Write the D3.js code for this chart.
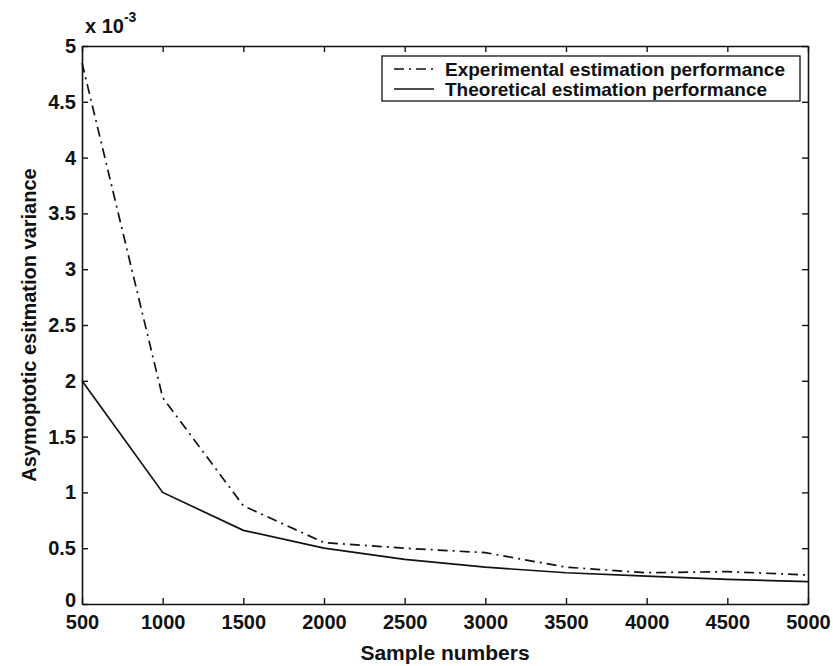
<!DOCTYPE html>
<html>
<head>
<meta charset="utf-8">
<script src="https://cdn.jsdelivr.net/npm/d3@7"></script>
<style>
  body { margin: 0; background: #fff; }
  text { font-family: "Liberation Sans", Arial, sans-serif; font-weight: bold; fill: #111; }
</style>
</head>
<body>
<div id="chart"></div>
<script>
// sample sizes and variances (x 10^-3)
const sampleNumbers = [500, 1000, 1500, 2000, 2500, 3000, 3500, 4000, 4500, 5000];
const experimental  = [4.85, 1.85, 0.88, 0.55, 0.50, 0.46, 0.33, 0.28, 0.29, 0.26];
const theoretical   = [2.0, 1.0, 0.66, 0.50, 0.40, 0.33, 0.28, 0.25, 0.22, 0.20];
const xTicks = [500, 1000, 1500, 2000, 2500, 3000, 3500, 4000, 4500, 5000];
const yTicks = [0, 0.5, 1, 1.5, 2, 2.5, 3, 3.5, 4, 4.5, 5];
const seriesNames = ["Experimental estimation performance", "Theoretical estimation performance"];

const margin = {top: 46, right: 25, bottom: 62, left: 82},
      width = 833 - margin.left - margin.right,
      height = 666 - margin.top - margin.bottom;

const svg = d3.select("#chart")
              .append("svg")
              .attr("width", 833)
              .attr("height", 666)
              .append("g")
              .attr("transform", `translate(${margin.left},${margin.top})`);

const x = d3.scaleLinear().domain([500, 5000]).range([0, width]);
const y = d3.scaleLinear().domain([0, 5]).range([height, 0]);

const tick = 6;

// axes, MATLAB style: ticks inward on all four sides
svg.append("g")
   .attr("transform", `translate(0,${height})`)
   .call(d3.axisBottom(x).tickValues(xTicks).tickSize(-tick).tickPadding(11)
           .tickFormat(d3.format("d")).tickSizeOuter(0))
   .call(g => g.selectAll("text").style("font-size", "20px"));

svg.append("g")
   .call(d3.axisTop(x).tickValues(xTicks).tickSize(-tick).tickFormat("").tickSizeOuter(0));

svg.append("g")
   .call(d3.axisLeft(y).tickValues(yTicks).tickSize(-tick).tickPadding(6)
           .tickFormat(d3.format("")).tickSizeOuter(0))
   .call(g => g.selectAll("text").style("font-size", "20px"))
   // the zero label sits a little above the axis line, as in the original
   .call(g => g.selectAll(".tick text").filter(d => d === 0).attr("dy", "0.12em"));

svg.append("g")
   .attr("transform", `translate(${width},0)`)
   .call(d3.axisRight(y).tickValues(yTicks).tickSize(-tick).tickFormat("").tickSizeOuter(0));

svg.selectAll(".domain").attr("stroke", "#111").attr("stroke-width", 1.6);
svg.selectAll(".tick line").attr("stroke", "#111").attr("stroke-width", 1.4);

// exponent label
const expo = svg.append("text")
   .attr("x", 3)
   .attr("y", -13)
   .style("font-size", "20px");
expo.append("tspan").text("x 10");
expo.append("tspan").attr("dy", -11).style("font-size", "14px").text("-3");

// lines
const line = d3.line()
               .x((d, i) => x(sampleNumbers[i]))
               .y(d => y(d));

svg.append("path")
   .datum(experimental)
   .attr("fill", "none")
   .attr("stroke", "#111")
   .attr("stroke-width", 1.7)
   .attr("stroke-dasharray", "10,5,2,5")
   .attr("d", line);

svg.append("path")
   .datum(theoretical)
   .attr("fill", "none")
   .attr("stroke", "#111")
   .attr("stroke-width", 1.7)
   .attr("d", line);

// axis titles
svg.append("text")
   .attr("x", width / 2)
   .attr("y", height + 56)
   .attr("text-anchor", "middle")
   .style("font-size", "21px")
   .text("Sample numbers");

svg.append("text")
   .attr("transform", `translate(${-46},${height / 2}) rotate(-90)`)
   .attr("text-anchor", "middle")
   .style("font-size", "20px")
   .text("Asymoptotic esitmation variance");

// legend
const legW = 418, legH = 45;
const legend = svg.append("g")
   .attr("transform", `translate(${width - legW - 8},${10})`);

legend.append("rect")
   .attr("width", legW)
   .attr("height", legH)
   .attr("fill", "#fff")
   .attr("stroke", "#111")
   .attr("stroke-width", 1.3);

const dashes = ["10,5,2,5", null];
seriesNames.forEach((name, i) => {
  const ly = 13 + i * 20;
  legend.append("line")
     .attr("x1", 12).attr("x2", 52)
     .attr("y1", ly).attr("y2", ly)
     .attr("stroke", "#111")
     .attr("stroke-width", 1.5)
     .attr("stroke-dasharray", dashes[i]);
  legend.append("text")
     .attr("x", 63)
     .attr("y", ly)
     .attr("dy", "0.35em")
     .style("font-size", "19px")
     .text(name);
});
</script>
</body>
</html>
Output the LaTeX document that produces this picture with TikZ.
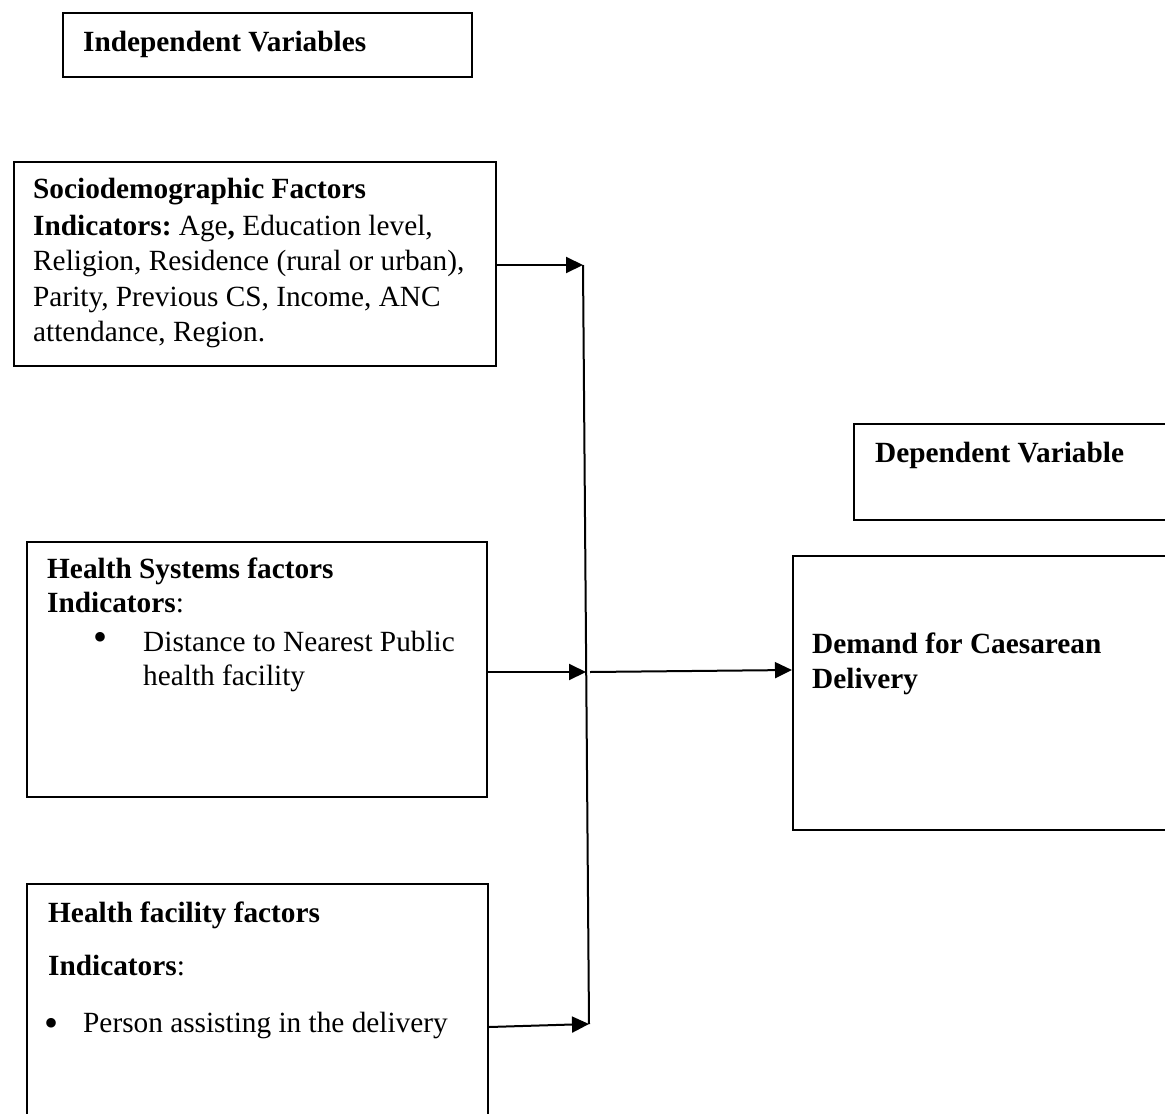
== == ==
▶ **WHAT IS BEING ASKED**
Return each line of the data, keeping its wording exact and omitting pictures.

▶ **WRITTEN REPLY**
Write the D3.js code for this chart.
<!DOCTYPE html>
<html>
<head>
<meta charset="utf-8">
<script src="https://cdn.jsdelivr.net/npm/d3@7"></script>
<style>
  body { margin: 0; background: #fff; }
  text { font-family: "Liberation Sans", Arial, sans-serif; font-weight: bold; fill: #111; }
</style>
</head>
<body>
<div id="chart"></div>
<script>
// sample sizes and variances (x 10^-3)
const sampleNumbers = [500, 1000, 1500, 2000, 2500, 3000, 3500, 4000, 4500, 5000];
const experimental  = [4.85, 1.85, 0.88, 0.55, 0.50, 0.46, 0.33, 0.28, 0.29, 0.26];
const theoretical   = [2.0, 1.0, 0.66, 0.50, 0.40, 0.33, 0.28, 0.25, 0.22, 0.20];
const xTicks = [500, 1000, 1500, 2000, 2500, 3000, 3500, 4000, 4500, 5000];
const yTicks = [0, 0.5, 1, 1.5, 2, 2.5, 3, 3.5, 4, 4.5, 5];
const seriesNames = ["Experimental estimation performance", "Theoretical estimation performance"];

const margin = {top: 46, right: 25, bottom: 62, left: 82},
      width = 833 - margin.left - margin.right,
      height = 666 - margin.top - margin.bottom;

const svg = d3.select("#chart")
              .append("svg")
              .attr("width", 833)
              .attr("height", 666)
              .append("g")
              .attr("transform", `translate(${margin.left},${margin.top})`);

const x = d3.scaleLinear().domain([500, 5000]).range([0, width]);
const y = d3.scaleLinear().domain([0, 5]).range([height, 0]);

const tick = 6;

// axes, MATLAB style: ticks inward on all four sides
svg.append("g")
   .attr("transform", `translate(0,${height})`)
   .call(d3.axisBottom(x).tickValues(xTicks).tickSize(-tick).tickPadding(11)
           .tickFormat(d3.format("d")).tickSizeOuter(0))
   .call(g => g.selectAll("text").style("font-size", "20px"));

svg.append("g")
   .call(d3.axisTop(x).tickValues(xTicks).tickSize(-tick).tickFormat("").tickSizeOuter(0));

svg.append("g")
   .call(d3.axisLeft(y).tickValues(yTicks).tickSize(-tick).tickPadding(6)
           .tickFormat(d3.format("")).tickSizeOuter(0))
   .call(g => g.selectAll("text").style("font-size", "20px"))
   // the zero label sits a little above the axis line, as in the original
   .call(g => g.selectAll(".tick text").filter(d => d === 0).attr("dy", "0.12em"));

svg.append("g")
   .attr("transform", `translate(${width},0)`)
   .call(d3.axisRight(y).tickValues(yTicks).tickSize(-tick).tickFormat("").tickSizeOuter(0));

svg.selectAll(".domain").attr("stroke", "#111").attr("stroke-width", 1.6);
svg.selectAll(".tick line").attr("stroke", "#111").attr("stroke-width", 1.4);

// exponent label
const expo = svg.append("text")
   .attr("x", 3)
   .attr("y", -13)
   .style("font-size", "20px");
expo.append("tspan").text("x 10");
expo.append("tspan").attr("dy", -11).style("font-size", "14px").text("-3");

// lines
const line = d3.line()
               .x((d, i) => x(sampleNumbers[i]))
               .y(d => y(d));

svg.append("path")
   .datum(experimental)
   .attr("fill", "none")
   .attr("stroke", "#111")
   .attr("stroke-width", 1.7)
   .attr("stroke-dasharray", "10,5,2,5")
   .attr("d", line);

svg.append("path")
   .datum(theoretical)
   .attr("fill", "none")
   .attr("stroke", "#111")
   .attr("stroke-width", 1.7)
   .attr("d", line);

// axis titles
svg.append("text")
   .attr("x", width / 2)
   .attr("y", height + 56)
   .attr("text-anchor", "middle")
   .style("font-size", "21px")
   .text("Sample numbers");

svg.append("text")
   .attr("transform", `translate(${-46},${height / 2}) rotate(-90)`)
   .attr("text-anchor", "middle")
   .style("font-size", "20px")
   .text("Asymoptotic esitmation variance");

// legend
const legW = 418, legH = 45;
const legend = svg.append("g")
   .attr("transform", `translate(${width - legW - 8},${10})`);

legend.append("rect")
   .attr("width", legW)
   .attr("height", legH)
   .attr("fill", "#fff")
   .attr("stroke", "#111")
   .attr("stroke-width", 1.3);

const dashes = ["10,5,2,5", null];
seriesNames.forEach((name, i) => {
  const ly = 13 + i * 20;
  legend.append("line")
     .attr("x1", 12).attr("x2", 52)
     .attr("y1", ly).attr("y2", ly)
     .attr("stroke", "#111")
     .attr("stroke-width", 1.5)
     .attr("stroke-dasharray", dashes[i]);
  legend.append("text")
     .attr("x", 63)
     .attr("y", ly)
     .attr("dy", "0.35em")
     .style("font-size", "19px")
     .text(name);
});
</script>
</body>
</html>
Output the LaTeX document that produces this picture with TikZ.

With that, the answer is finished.